I did a number of things. I observed his class as a mentor. I did a little bit of co-teaching with him. I did a lot of instructional design with him. In other words, he and I would jointly design instructional units and activities. It goes back to the notion that on one side [of the learning process] there's this content and on the other side, there's Big 6. Scott knows his content. The problem wasn't that he wasn't teaching the content. The problem was that he wasn't also [initially] teaching the [problem-solving] process. So kids didn't know when to engage the content. If they couldn't, for example, analyze what the question required them to do, which is task definition, they weren't able to engage the content he had taught them. They didn't have the right cue. Or, if they didn't practice self-evaluation, they never knew when they were finished. They didn't know what it took to earn an "A," because Scott hadn't considered the notion of evaluation as being important.
How can the average library media specialist begin replicating your success with Scott?
There are some key ideas in activating this collaborative process with teachers.

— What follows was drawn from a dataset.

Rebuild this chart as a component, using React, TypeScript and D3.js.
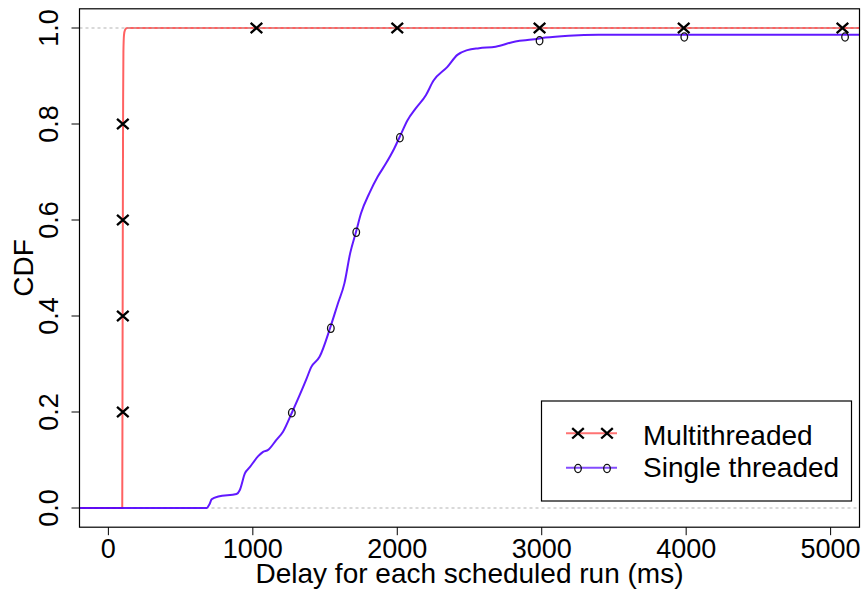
import React from "react";
import * as d3 from "d3";

// Empirical CDF of scheduling delay (ms) for each mode
const multiDelay = [-200, 96, 98, 100, 102, 104, 108, 115, 130, 5200];
const multiCdf = [0, 0, 0.3, 0.6, 0.85, 0.95, 0.985, 0.996, 1.0, 1.0];

const singleDelay = [
  -200, 681, 700, 715, 761, 887, 910, 945, 979, 1037, 1071, 1106, 1163, 1209,
  1271, 1324, 1370, 1405, 1462, 1536, 1589, 1634, 1674, 1715, 1749, 1807, 1864,
  1922, 1979, 2018, 2071, 2129, 2198, 2250, 2347, 2416, 2485, 2566, 2681, 2818,
  2933, 3025, 3186, 3393, 5200,
];
const singleCdf = [
  0, 0, 0.008, 0.018, 0.024, 0.029, 0.0375, 0.072, 0.085, 0.108, 0.117, 0.121,
  0.142, 0.159, 0.199, 0.235, 0.268, 0.294, 0.315, 0.376, 0.426, 0.468, 0.531,
  0.576, 0.614, 0.656, 0.69, 0.718, 0.749, 0.774, 0.808, 0.833, 0.86, 0.89,
  0.919, 0.944, 0.954, 0.958, 0.961, 0.972, 0.976, 0.98, 0.984, 0.986, 0.986,
];

// Point symbols placed along each curve
const multiMarkX = [100, 100, 100, 100, 1025, 2000, 2985, 3983, 5082];
const multiMarkY = [0.2, 0.4, 0.6, 0.8, 1.0, 1.0, 1.0, 1.0, 1.0];
const singleMarkX = [1270, 1540, 1716, 2018, 2985, 3987, 5100];
const singleMarkY = [0.2, 0.376, 0.576, 0.773, 0.975, 0.983, 0.983];

const xTicks = [0, 1000, 2000, 3000, 4000, 5000];
const yTicks = [0, 0.2, 0.4, 0.6, 0.8, 1.0];
const seriesNames = ["Multithreaded", "Single threaded"];

const W = 865;
const H = 594;
const plot = { left: 79.5, right: 859.5, top: 8.8, bottom: 527.2 };
const FONT = "'Liberation Sans', Arial, Helvetica, sans-serif";
const FS = 27;
const FS_LABEL = 28;

const RED = "rgba(255,0,0,0.62)";
const BLUE = "rgba(80,0,255,0.9)";

function Cross({ x, y }: { x: number; y: number }) {
  const s = 5.8;
  return (
    <path
      d={`M${x - s},${y - s * 0.9}L${x + s},${y + s * 0.9}M${x + s},${y - s * 0.9}L${x - s},${y + s * 0.9}`}
      stroke="#000"
      strokeWidth={2.3}
      fill="none"
    />
  );
}

function Ring({ x, y }: { x: number; y: number }) {
  return <ellipse cx={x} cy={y + 0.8} rx={3.3} ry={4.1} stroke="#111" strokeWidth={1.3} fill="none" />;
}

export default function App() {
  const x = d3.scaleLinear().domain([-200, 5200]).range([plot.left, plot.right]);
  const y = d3.scaleLinear().domain([-0.04, 1.04]).range([plot.bottom, plot.top]);

  const line = d3
    .line<[number, number]>()
    .x((d) => x(d[0]))
    .y((d) => y(d[1]))
    .curve(d3.curveMonotoneX);

  const multiPath = line(multiDelay.map((v, i) => [v, multiCdf[i]] as [number, number])) || "";
  const singlePath = line(singleDelay.map((v, i) => [v, singleCdf[i]] as [number, number])) || "";

  const legend = { left: 541.5, top: 401, right: 851.5, bottom: 501 };
  const legRowY = [433.3, 467.7];

  return (
    <svg
      width={W}
      height={H}
      style={{ position: "absolute", left: 0, top: 0, background: "#fff" }}
      fontFamily={FONT}
    >
      <defs>
        <clipPath id="plotArea">
          <rect x={plot.left} y={plot.top} width={plot.right - plot.left} height={plot.bottom - plot.top} />
        </clipPath>
      </defs>

      <g clipPath="url(#plotArea)">
        <path d={multiPath} stroke={RED} strokeWidth={2} fill="none" />
        {[0, 1].map((v) => (
          <line
            key={v}
            x1={plot.left}
            x2={plot.right}
            y1={y(v)}
            y2={y(v)}
            stroke="#b3b3b3"
            strokeWidth={1}
            strokeDasharray="3 3"
          />
        ))}
        <path d={singlePath} stroke={BLUE} strokeWidth={2} fill="none" />
        {multiMarkX.map((v, i) => (
          <Cross key={`m${i}`} x={x(v)} y={y(multiMarkY[i])} />
        ))}
        {singleMarkX.map((v, i) => (
          <Ring key={`s${i}`} x={x(v)} y={y(singleMarkY[i])} />
        ))}
      </g>

      <rect
        x={plot.left}
        y={plot.top}
        width={plot.right - plot.left}
        height={plot.bottom - plot.top}
        fill="none"
        stroke="#000"
        strokeWidth={1.2}
      />

      {/* x axis */}
      {xTicks.map((t) => (
        <g key={`xt${t}`}>
          <line x1={x(t)} x2={x(t)} y1={plot.bottom} y2={plot.bottom + 8} stroke="#000" strokeWidth={1} />
          <text x={x(t)} y={558} fontSize={FS} textAnchor="middle" fill="#000">
            {t}
          </text>
        </g>
      ))}
      <text x={(plot.left + plot.right) / 2} y={583} fontSize={FS_LABEL} textAnchor="middle" fill="#000">
        Delay for each scheduled run (ms)
      </text>

      {/* y axis */}
      {yTicks.map((t) => (
        <g key={`yt${t}`}>
          <line x1={plot.left - 8} x2={plot.left} y1={y(t)} y2={y(t)} stroke="#000" strokeWidth={1} />
          <text
            transform={`translate(57.5,${y(t)}) rotate(-90)`}
            fontSize={FS}
            textAnchor="middle"
            fill="#000"
          >
            {d3.format(".1f")(t)}
          </text>
        </g>
      ))}
      <text
        transform={`translate(33,${(plot.top + plot.bottom) / 2}) rotate(-90)`}
        fontSize={FS_LABEL}
        textAnchor="middle"
        fill="#000"
      >
        CDF
      </text>

      {/* legend */}
      <rect
        x={legend.left}
        y={legend.top}
        width={legend.right - legend.left}
        height={legend.bottom - legend.top}
        fill="#fff"
        stroke="#000"
        strokeWidth={1.2}
      />
      <line x1={566} x2={617} y1={legRowY[0]} y2={legRowY[0]} stroke="rgba(255,0,0,0.55)" strokeWidth={2} />
      <Cross x={578} y={legRowY[0]} />
      <Cross x={607} y={legRowY[0]} />
      <line x1={566} x2={617} y1={legRowY[1]} y2={legRowY[1]} stroke="rgba(80,0,255,0.7)" strokeWidth={2} />
      <Ring x={578} y={legRowY[1]} />
      <Ring x={607} y={legRowY[1]} />
      <text x={643} y={445} fontSize={FS_LABEL} fill="#000">
        {seriesNames[0]}
      </text>
      <text x={643} y={477} fontSize={FS_LABEL} fill="#000">
        {seriesNames[1]}
      </text>
    </svg>
  );
}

I think school library media specialists need to take the initiative. They need to meet with administrators. The principal is the instructional leader in the school. The administrator needs to know what your approach is, what your curriculum is, what your goals are. Administrators are interested in student performance, student success, and student achievement.
So you addressed all of those concerns?
Absolutely. And early on when I got here, there was a situation with a faculty person who was teaching advanced placement social studies. His students were doing really poorly on a document-based question that appeared on those exams back in the early '80s. I was able to go in, collaboratively design instructional strategies with this teacher, and the scores improved immensely. All of a sudden, I built a lot of value. There was a lot of credibility to what I was saying. In a period of a few months, the scores changed drastically by doing the same basic things—going over and over and over again—what we were talking about relative to Scott Hopsicker. So taking the initiative, I think, is important.
I also think it's important to identify the teachers that you can work with. You know, sometimes those are the early adopters, sometimes they're your friends. Identifying those people who you can best and most easily work with, so you can build some chits, you build some credit. I start with three questions: What do I want to have happen? How can I make it happen? What am I going to accept as evidence that it's going on? I get really focused on those ideas. Trying to find answers to those three questions is really important to me.
Is there anything else you'd like librarians to know?
It's not that I believe in teaching to the test, because there are a lot of people that talk about teaching to the test. What I'm trying to suggest is that the test is a step on the way to something else. The something else, or goal, is that we want students to become lifelong learners. We want students to be able to analyze, synthesize, and evaluate the events and information that impact their daily lives.
Librarians are in a unique position to help that happen. School library media specialists are the only ones with the unique set of training as information professionals in the schools. That's our bread and butter, that's our raison d'être as information specialists. No one else in the school has that area of expertise. They're all content experts. We have this professional obligation to act as consultants and collaborators in instructional design and development.